CHALLENGE
An exact copy of all the data is required, with pictures left out.

________________

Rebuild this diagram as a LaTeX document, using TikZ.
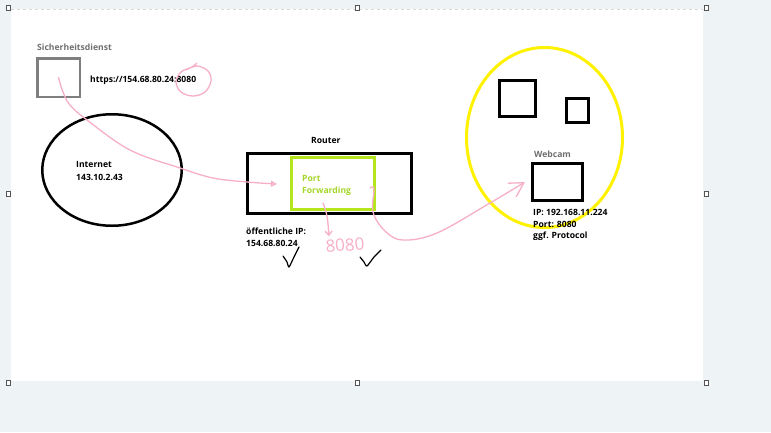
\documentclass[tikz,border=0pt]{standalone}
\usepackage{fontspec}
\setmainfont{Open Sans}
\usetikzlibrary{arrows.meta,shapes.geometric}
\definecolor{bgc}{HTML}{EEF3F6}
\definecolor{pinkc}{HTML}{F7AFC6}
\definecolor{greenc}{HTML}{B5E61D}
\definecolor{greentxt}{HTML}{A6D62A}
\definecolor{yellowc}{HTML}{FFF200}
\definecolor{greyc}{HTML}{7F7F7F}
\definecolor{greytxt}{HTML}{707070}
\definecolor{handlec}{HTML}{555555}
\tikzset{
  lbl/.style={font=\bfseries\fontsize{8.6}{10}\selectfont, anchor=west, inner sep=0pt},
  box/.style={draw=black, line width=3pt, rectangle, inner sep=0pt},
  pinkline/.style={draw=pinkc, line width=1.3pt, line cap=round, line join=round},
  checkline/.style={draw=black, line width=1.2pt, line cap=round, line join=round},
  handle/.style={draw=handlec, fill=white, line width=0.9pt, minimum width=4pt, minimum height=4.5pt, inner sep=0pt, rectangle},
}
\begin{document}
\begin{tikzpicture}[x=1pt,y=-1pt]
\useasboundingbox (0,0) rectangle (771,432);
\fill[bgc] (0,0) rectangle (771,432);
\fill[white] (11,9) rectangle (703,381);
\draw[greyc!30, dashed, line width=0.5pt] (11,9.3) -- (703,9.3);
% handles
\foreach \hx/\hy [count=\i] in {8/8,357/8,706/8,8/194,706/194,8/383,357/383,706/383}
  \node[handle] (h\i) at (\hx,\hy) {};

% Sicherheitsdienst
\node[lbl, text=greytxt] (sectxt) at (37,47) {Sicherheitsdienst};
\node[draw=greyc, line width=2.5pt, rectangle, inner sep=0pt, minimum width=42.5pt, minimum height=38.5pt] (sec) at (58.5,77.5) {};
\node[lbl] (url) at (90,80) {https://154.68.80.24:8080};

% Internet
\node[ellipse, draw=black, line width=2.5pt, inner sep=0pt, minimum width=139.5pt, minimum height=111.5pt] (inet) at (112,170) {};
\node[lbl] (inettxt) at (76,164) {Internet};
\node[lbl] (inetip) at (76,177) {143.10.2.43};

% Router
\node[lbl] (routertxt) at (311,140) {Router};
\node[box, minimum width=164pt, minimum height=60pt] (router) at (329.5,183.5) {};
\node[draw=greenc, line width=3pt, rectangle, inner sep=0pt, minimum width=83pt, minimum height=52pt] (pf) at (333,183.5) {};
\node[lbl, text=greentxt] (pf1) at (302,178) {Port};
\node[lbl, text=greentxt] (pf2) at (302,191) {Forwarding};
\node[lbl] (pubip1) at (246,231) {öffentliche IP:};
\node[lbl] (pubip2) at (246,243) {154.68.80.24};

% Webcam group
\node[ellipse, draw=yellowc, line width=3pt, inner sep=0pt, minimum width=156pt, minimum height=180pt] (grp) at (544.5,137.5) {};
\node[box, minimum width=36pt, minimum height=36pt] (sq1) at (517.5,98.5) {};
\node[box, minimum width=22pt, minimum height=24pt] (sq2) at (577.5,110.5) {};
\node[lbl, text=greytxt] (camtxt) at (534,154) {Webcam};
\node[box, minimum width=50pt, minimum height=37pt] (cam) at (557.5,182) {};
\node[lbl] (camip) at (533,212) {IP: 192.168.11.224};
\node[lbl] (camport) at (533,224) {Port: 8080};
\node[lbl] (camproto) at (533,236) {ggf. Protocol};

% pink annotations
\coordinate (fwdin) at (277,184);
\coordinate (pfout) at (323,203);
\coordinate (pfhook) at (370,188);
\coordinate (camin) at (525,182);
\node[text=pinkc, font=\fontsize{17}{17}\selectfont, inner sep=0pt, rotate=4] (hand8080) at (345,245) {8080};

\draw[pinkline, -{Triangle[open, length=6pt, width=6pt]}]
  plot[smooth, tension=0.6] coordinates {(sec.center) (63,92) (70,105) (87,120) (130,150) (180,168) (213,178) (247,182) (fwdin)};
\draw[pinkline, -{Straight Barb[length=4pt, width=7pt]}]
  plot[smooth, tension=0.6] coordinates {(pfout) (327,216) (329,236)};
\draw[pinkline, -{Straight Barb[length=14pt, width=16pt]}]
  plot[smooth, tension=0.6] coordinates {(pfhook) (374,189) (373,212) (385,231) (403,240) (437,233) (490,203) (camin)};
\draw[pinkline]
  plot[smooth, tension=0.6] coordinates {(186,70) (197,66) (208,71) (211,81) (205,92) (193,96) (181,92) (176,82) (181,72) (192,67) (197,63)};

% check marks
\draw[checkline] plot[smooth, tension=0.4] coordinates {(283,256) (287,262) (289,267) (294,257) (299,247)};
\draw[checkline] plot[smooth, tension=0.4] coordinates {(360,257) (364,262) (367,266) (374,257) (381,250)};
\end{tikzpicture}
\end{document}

________________

RESULT BELOW
Rebuild this diagram as a LaTeX document, using TikZ.
\documentclass[tikz,border=0pt]{standalone}
\usepackage{fontspec}
\setmainfont{Open Sans}
\usetikzlibrary{arrows.meta,shapes.geometric}
\definecolor{bgc}{HTML}{EEF3F6}
\definecolor{pinkc}{HTML}{F7AFC6}
\definecolor{greenc}{HTML}{B5E61D}
\definecolor{greentxt}{HTML}{A6D62A}
\definecolor{yellowc}{HTML}{FFF200}
\definecolor{greyc}{HTML}{7F7F7F}
\definecolor{greytxt}{HTML}{707070}
\definecolor{handlec}{HTML}{555555}
\tikzset{
  lbl/.style={font=\bfseries\fontsize{8.6}{10}\selectfont, anchor=west, inner sep=0pt},
  box/.style={draw=black, line width=3pt, rectangle, inner sep=0pt},
  pinkline/.style={draw=pinkc, line width=1.3pt, line cap=round, line join=round},
  checkline/.style={draw=black, line width=1.2pt, line cap=round, line join=round},
  handle/.style={draw=handlec, fill=white, line width=0.9pt, minimum width=4pt, minimum height=4.5pt, inner sep=0pt, rectangle},
}
\begin{document}
\begin{tikzpicture}[x=1pt,y=-1pt]
\useasboundingbox (0,0) rectangle (771,432);
\fill[bgc] (0,0) rectangle (771,432);
\fill[white] (11,9) rectangle (703,381);
\draw[greyc!30, dashed, line width=0.5pt] (11,9.3) -- (703,9.3);
% handles
\foreach \hx/\hy [count=\i] in {8/8,357/8,706/8,8/194,706/194,8/383,357/383,706/383}
  \node[handle] (h\i) at (\hx,\hy) {};

% Sicherheitsdienst
\node[lbl, text=greytxt] (sectxt) at (37,47) {Sicherheitsdienst};
\node[draw=greyc, line width=2.5pt, rectangle, inner sep=0pt, minimum width=42.5pt, minimum height=38.5pt] (sec) at (58.5,77.5) {};
\node[lbl] (url) at (90,80) {https://154.68.80.24:8080};

% Internet
\node[ellipse, draw=black, line width=2.5pt, inner sep=0pt, minimum width=139.5pt, minimum height=111.5pt] (inet) at (112,170) {};
\node[lbl] (inettxt) at (76,164) {Internet};
\node[lbl] (inetip) at (76,177) {143.10.2.43};

% Router
\node[lbl] (routertxt) at (311,140) {Router};
\node[box, minimum width=164pt, minimum height=60pt] (router) at (329.5,183.5) {};
\node[draw=greenc, line width=3pt, rectangle, inner sep=0pt, minimum width=83pt, minimum height=52pt] (pf) at (333,183.5) {};
\node[lbl, text=greentxt] (pf1) at (302,178) {Port};
\node[lbl, text=greentxt] (pf2) at (302,191) {Forwarding};
\node[lbl] (pubip1) at (246,231) {öffentliche IP:};
\node[lbl] (pubip2) at (246,243) {154.68.80.24};

% Webcam group
\node[ellipse, draw=yellowc, line width=3pt, inner sep=0pt, minimum width=156pt, minimum height=180pt] (grp) at (544.5,137.5) {};
\node[box, minimum width=36pt, minimum height=36pt] (sq1) at (517.5,98.5) {};
\node[box, minimum width=22pt, minimum height=24pt] (sq2) at (577.5,110.5) {};
\node[lbl, text=greytxt] (camtxt) at (534,154) {Webcam};
\node[box, minimum width=50pt, minimum height=37pt] (cam) at (557.5,182) {};
\node[lbl] (camip) at (533,212) {IP: 192.168.11.224};
\node[lbl] (camport) at (533,224) {Port: 8080};
\node[lbl] (camproto) at (533,236) {ggf. Protocol};

% pink annotations
\coordinate (fwdin) at (277,184);
\coordinate (pfout) at (323,203);
\coordinate (pfhook) at (370,188);
\coordinate (camin) at (525,182);
\node[text=pinkc, font=\fontsize{17}{17}\selectfont, inner sep=0pt, rotate=4] (hand8080) at (345,245) {8080};

\draw[pinkline, -{Triangle[open, length=6pt, width=6pt]}]
  plot[smooth, tension=0.6] coordinates {(sec.center) (63,92) (70,105) (87,120) (130,150) (180,168) (213,178) (247,182) (fwdin)};
\draw[pinkline, -{Straight Barb[length=4pt, width=7pt]}]
  plot[smooth, tension=0.6] coordinates {(pfout) (327,216) (329,236)};
\draw[pinkline, -{Straight Barb[length=14pt, width=16pt]}]
  plot[smooth, tension=0.6] coordinates {(pfhook) (374,189) (373,212) (385,231) (403,240) (437,233) (490,203) (camin)};
\draw[pinkline]
  plot[smooth, tension=0.6] coordinates {(186,70) (197,66) (208,71) (211,81) (205,92) (193,96) (181,92) (176,82) (181,72) (192,67) (197,63)};

% check marks
\draw[checkline] plot[smooth, tension=0.4] coordinates {(283,256) (287,262) (289,267) (294,257) (299,247)};
\draw[checkline] plot[smooth, tension=0.4] coordinates {(360,257) (364,262) (367,266) (374,257) (381,250)};
\end{tikzpicture}
\end{document}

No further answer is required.